MATERIAL PROVIDED:

__________

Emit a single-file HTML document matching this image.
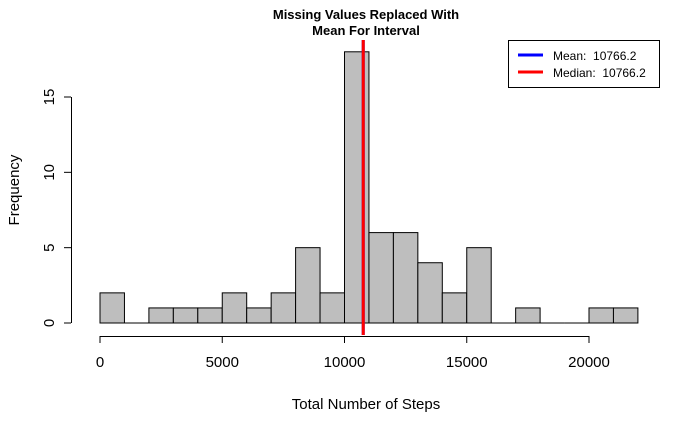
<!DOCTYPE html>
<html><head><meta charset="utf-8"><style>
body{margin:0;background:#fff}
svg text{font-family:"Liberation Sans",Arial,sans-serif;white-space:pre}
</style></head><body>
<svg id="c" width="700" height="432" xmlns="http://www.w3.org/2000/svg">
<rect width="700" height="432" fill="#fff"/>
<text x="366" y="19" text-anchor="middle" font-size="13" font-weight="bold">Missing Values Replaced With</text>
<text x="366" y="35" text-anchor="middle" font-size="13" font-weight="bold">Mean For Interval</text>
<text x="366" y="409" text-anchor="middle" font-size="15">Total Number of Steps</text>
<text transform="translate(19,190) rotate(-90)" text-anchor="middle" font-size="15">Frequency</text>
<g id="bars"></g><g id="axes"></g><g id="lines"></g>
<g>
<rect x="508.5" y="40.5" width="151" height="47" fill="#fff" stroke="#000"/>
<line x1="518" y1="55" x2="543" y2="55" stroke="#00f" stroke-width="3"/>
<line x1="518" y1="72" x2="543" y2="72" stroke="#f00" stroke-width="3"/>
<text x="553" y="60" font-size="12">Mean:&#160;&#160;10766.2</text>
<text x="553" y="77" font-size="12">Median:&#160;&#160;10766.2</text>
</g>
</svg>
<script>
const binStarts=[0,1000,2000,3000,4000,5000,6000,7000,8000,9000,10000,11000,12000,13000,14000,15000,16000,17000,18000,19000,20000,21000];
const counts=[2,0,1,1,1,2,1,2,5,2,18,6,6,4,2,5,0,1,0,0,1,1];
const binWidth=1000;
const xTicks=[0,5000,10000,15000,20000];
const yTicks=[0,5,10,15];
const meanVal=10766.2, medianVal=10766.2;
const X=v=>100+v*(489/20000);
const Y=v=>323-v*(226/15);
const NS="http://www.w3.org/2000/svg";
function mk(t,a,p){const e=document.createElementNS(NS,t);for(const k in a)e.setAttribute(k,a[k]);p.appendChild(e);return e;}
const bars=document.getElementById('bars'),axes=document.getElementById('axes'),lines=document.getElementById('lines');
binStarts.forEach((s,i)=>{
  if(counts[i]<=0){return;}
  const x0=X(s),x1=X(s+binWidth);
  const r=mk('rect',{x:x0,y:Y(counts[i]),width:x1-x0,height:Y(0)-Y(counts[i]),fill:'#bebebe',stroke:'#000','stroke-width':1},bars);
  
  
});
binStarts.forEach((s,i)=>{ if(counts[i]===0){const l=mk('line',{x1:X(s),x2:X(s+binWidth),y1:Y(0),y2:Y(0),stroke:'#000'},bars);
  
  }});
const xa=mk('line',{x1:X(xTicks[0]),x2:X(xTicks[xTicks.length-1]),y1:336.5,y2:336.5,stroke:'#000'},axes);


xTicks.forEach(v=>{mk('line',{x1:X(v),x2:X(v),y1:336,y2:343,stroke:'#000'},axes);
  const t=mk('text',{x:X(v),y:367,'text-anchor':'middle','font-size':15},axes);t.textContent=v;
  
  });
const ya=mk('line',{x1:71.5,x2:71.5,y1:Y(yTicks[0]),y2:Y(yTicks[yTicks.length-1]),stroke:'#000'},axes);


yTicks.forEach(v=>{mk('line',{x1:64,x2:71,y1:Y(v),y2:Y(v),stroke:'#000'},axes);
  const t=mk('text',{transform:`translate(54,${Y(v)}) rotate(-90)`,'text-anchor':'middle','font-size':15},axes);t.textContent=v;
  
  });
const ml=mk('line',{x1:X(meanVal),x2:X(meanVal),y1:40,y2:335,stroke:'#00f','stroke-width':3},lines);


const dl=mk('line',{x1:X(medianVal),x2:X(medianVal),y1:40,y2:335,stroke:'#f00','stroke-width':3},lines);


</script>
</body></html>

__________

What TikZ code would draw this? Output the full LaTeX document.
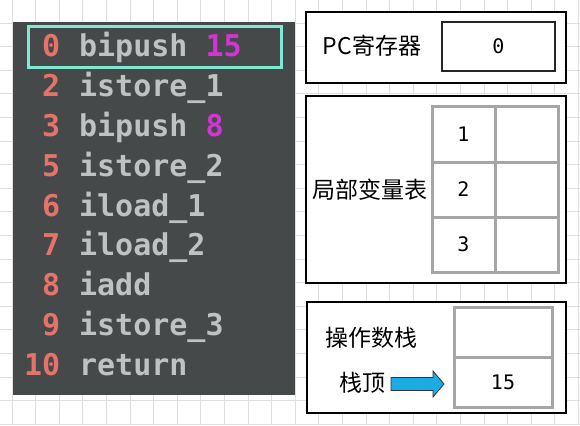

__________

STATED GOAL: Look through the records and gather every line containing "this".

RESULT BELOW:
Emit a single-file HTML document matching this image.
What TikZ code would draw this? Output the full LaTeX document.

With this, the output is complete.